No creo que este cuento ejemplar busheño -quien mal anda, mal acaba: pasar a la Historia tras haber pasado por la histeria bélica no parece lo más adecuado para un muchacho- desanime a quienes pretenden triunfar socialmente y salir en todos los medios de difusión. Antes al contrario, se fijarán en un ejemplo más momentáneamente exitoso: Nicolas Sarkozy. Nadie como él, entre los modelos propuestos para la temporada 2008, instiga mayor entusiasmo. El hombre que empezó siendo un pitbull de mandíbulas encajadas y ladridos destemplados, el rottweiler que, como ministro del Interior, aullaba a la negritud de los suburbios de París, terminó -aunque bien puede decirse que éste es su nuevo comienzo- ronroneando al pie de las pirámides, junto a la esfinge Carla Bruni, de nariz perfecta. No importa si a la publicación de este artículo su idilio continúa o no. No importa si la suya va a ser o no la primera Boda del Siglo del año -aunque de más traca resultaría que Angela Merkel se casara con Jude Law-, lo cierto es que Nuestro Contemporáneo Sarkozy está ya lanzado como seductor.

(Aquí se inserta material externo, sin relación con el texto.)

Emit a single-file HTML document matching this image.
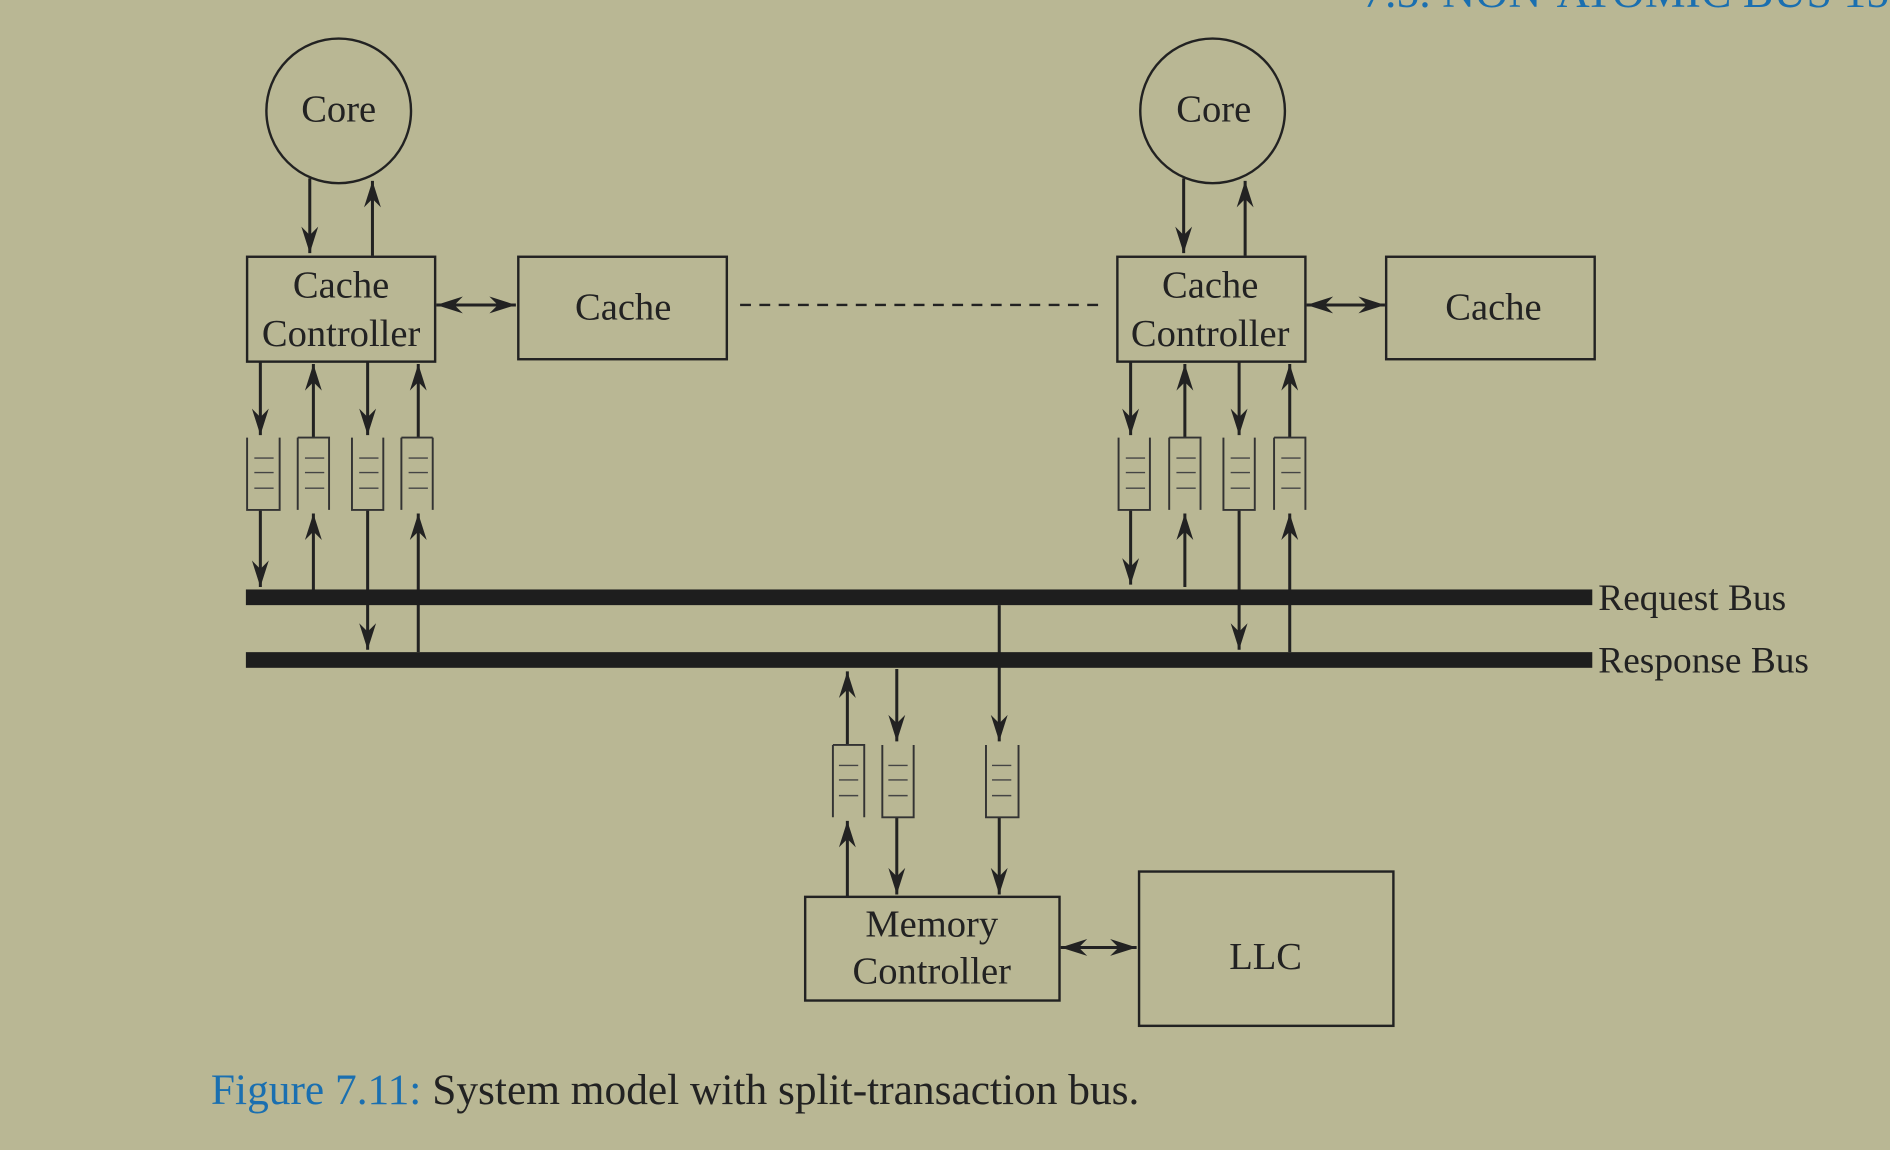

Hay que reconocer que su jefe de imagen ha hecho un buen trabajo. Berlusconi era el prototipo, en el subgénero prostático-mediático con arreglos faciales; digamos que el antecesor de Berlusconi fue Carlos Medem cuando presidió Argentina con patillas, colágeno y alguna que otra rubia te¬¬ñida colgada del poncho. Líderes que -cielos- parecen poseer una especie de glamour para sus seguidores y otros papanatas en general. Argentina, Italia, países exuberantes, a los que aceptamos ciertas desviaciones consideradas exóticas, pero ¿la cartesiana Francia?

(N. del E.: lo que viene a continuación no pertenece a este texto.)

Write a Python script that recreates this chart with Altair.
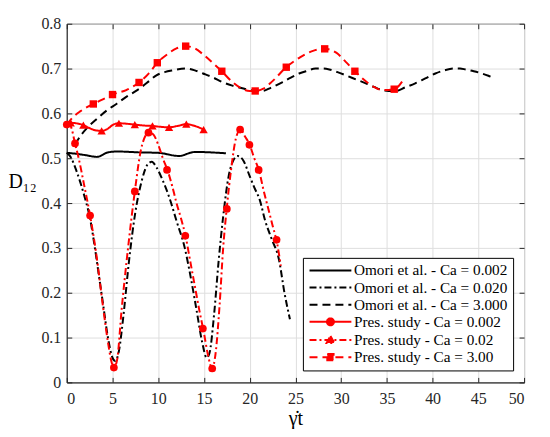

El más vulgar de sus presidentes de la República -hasta hoy-, Jacques Chirac, se limitaba a llevar su venalidad vergonzantemente, según los cánones tradicionales, y a emanar un aroma en el que se confundían la corrupción con el cammembert. Nicolas Sarkozy ha puesto el listón del arribismo muy alto. Se pasea en yates ajenos, a la manera de los Aznar, pero los llena más, no tiene ese aire de Familia Cebolleta yendo de merienda con los verdaderamente ricos. Sarkozy parece que hasta le haga un favor al Papa cuando le visita. Y es verdad. Sin duda fue la primera vez que Benedicto XVI dio la mano a un hombre que pasaba algo de su tiempo con y en la Bruni.

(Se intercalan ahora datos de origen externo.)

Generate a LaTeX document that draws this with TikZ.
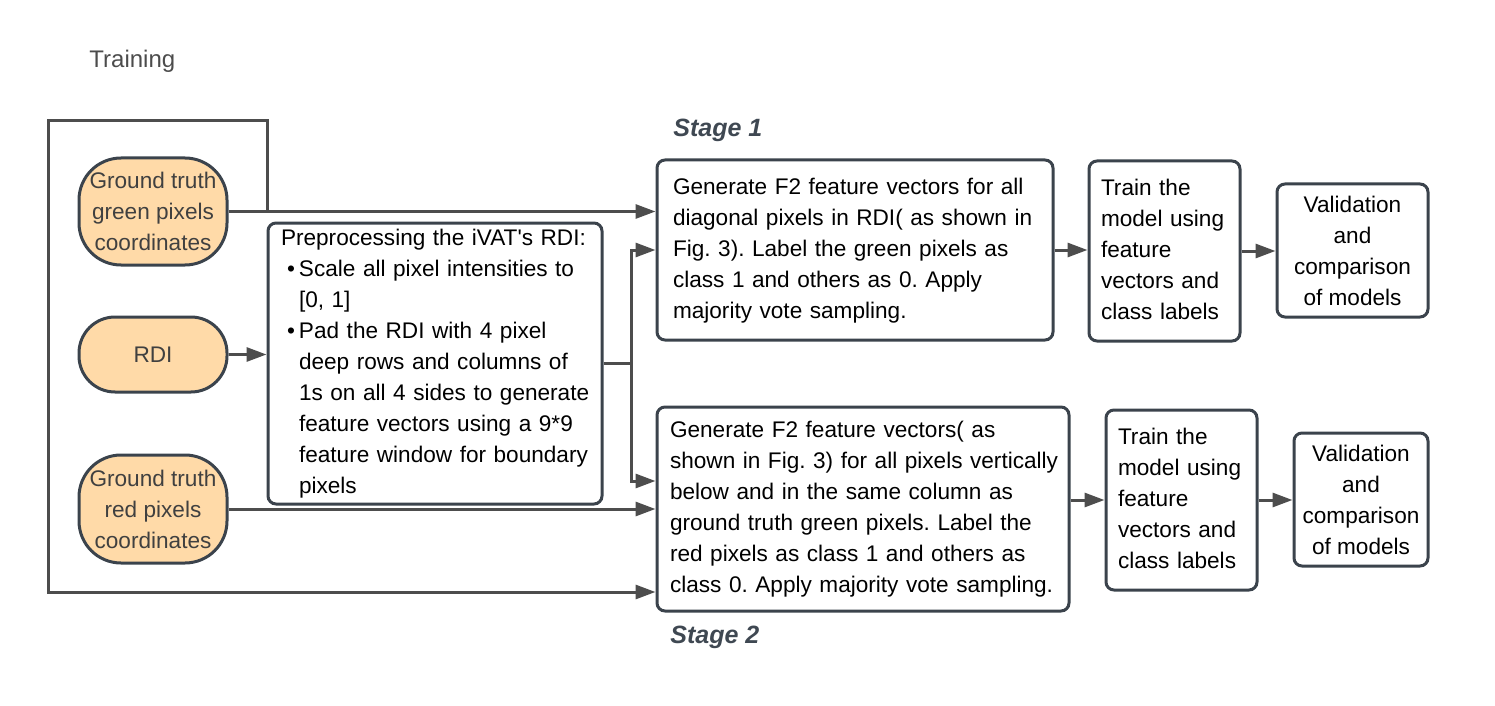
\documentclass[tikz,border=0pt]{standalone}
\usepackage{fontspec}
\setmainfont{Liberation Sans}
\usepackage{xcolor}
\usetikzlibrary{arrows.meta,positioning,calc}
\definecolor{edgegray}{HTML}{3B434C}
\definecolor{arrowgray}{HTML}{4D4D4D}
\definecolor{ovalfill}{HTML}{FFDAA8}
\definecolor{stagegray}{HTML}{3F4852}
\newcommand{\rows}[1]{\begin{tabular}{@{}l@{}}#1\end{tabular}}
\newcommand{\bitem}{\hspace*{3pt}\makebox[6pt][l]{\textbullet}}
\newcommand{\bcont}{\hspace*{9pt}}
\frenchspacing

\begin{document}
\begin{tikzpicture}[x=0.5pt,y=-0.5pt,
  every node/.style={font=\fontsize{11.3}{15.5}\selectfont},
  oval/.style={draw=edgegray, line width=1.5pt, fill=ovalfill, rounded corners=21pt, align=center, inner sep=0pt, text=black!75, minimum width=74pt},
  stepbox/.style={draw=edgegray, line width=1.5pt, rounded corners=4pt, fill=white, align=left},
  arr/.style={draw=arrowgray, line width=1.5pt, -{Triangle[length=10pt,width=7pt]}},
  line/.style={draw=arrowgray, line width=1.5pt},
  stagelabel/.style={anchor=west, inner sep=0pt, font=\fontsize{12.5}{15}\selectfont\bfseries\itshape, text=stagegray}]
  \useasboundingbox (0,0) rectangle (1495,706);

  \node[anchor=west, inner sep=0pt, font=\fontsize{12}{14}\selectfont, text=black!70] (training) at (89,61) {Training};
  \node[stagelabel] (stageonelabel) at (673,130) {Stage 1};
  \node[stagelabel] (stagetwolabel) at (670,637) {Stage 2};

  % inputs
  \node[oval, minimum height=53.5pt] (gtgreen) at (153,211.5) {Ground truth\\green pixels\\coordinates};
  \node[oval, rounded corners=18pt, minimum height=37.5pt] (rdi) at (153,354.5) {RDI};
  \node[oval, minimum height=54pt] (gtred) at (153,509) {Ground truth\\red pixels\\coordinates};

  \node[stepbox, minimum width=167pt, minimum height=140.5pt, text width=154pt, inner xsep=6.5pt, inner ysep=0pt] (prep) at (435,363.5)
    {\rows{Preprocessing the iVAT\textquotesingle s RDI:\\
      \bitem Scale all pixel intensities to\\
      \bcont [0, 1]\\
      \bitem Pad the RDI with 4 pixel\\
      \bcont deep rows and columns of\\
      \bcont 1s on all 4 sides to generate\\
      \bcont feature vectors using a 9*9\\
      \bcont feature window for boundary\\
      \bcont pixels}};

  % stage 1
  \node[stepbox, minimum width=198pt, minimum height=90pt, text width=182pt, inner xsep=8pt] (stageone) at (855,250)
    {\rows{Generate F2 feature vectors for all\\
      diagonal pixels in RDI( as shown in\\
      Fig. 3). Label the green pixels as\\
      class 1 and others as 0. Apply\\
      majority vote sampling.}};
  \node[stepbox, minimum width=75.5pt, minimum height=90pt, text width=63.5pt, inner xsep=6pt] (trainone) at (1164.5,251)
    {\rows{Train the\\model using\\feature\\vectors and\\class labels}};
  \node[stepbox, align=center, minimum width=75.5pt, minimum height=66.5pt, inner sep=0pt] (valone) at (1352.5,250.5)
    {Validation\\and\\comparison\\of models};

  % stage 2
  \node[stepbox, minimum width=206pt, minimum height=102pt, text width=193pt, inner xsep=6.5pt] (stagetwo) at (863,509)
    {\rows{Generate F2 feature vectors( as\\
      shown in Fig. 3) for all pixels vertically\\
      below and in the same column as\\
      ground truth green pixels. Label the\\
      red pixels as class 1 and others as\\
      class 0. Apply majority vote sampling.}};
  \node[stepbox, minimum width=75.5pt, minimum height=90pt, text width=63.5pt, inner xsep=6pt] (traintwo) at (1181.5,500)
    {\rows{Train the\\model using\\feature\\vectors and\\class labels}};
  \node[stepbox, align=center, minimum width=67pt, minimum height=66.5pt, inner sep=0pt] (valtwo) at (1361,499.5)
    {Validation\\and\\comparison\\of models};

  % connectors
  \coordinate (loopne) at (267,121);
  \coordinate (loopsw) at (48,592);
  \coordinate[right=14pt of prep.east] (split);
  \draw[arr] (gtgreen.east) -- (gtgreen.east -| stageone.west);
  \draw[arr] (gtgreen.east -| loopne) -- (loopne) -| (loopsw) -- (loopsw -| stagetwo.west);
  \draw[arr] (rdi.east) -- (rdi.east -| prep.west);
  \draw[line] (prep.east) -- (split);
  \draw[arr] (split) |- (stageone.west);
  \draw[arr] (split) |- ([yshift=14pt]stagetwo.west);
  \draw[arr] (gtred.east) -- (gtred.east -| stagetwo.west);
  \draw[arr] (stageone.east) -- (stageone.east -| trainone.west);
  \draw[arr] (trainone.east) -- (trainone.east -| valone.west);
  \draw[arr] (traintwo.west -| stagetwo.east) -- (traintwo.west);
  \draw[arr] (traintwo.east) -- (traintwo.east -| valtwo.west);
\end{tikzpicture}
\end{document}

Con un poco de compasión y haciendo caso omiso de ese estilo Philippe Junot caza-Carolinas que le han colocado sus asesores de imagen, podemos imaginar que Nicolas Sarkozy es el Gran Gatsby de nuestra época. El pequeño gran hombre de origen húngaro y familia algo aristocrática pero arruinada, que a la tierna edad de cuatro añitos tuvo que soportar el abandono paterno… Debió de ser feliz ejerciendo de padre sin piedad cuando enviaba a los gendarmes a reprimir con sus porras y gases; ahora ejerce de conquistador. Eso equivale, en el estilo sin Complejos de nuestros días, a alcanzar la riqueza y comprarse una casa cerca de Daisy para recuperar su amor.

Daisy no merecía a Gatsby, y por eso él murió. Nuestra época, esta Daisy, sí le merece.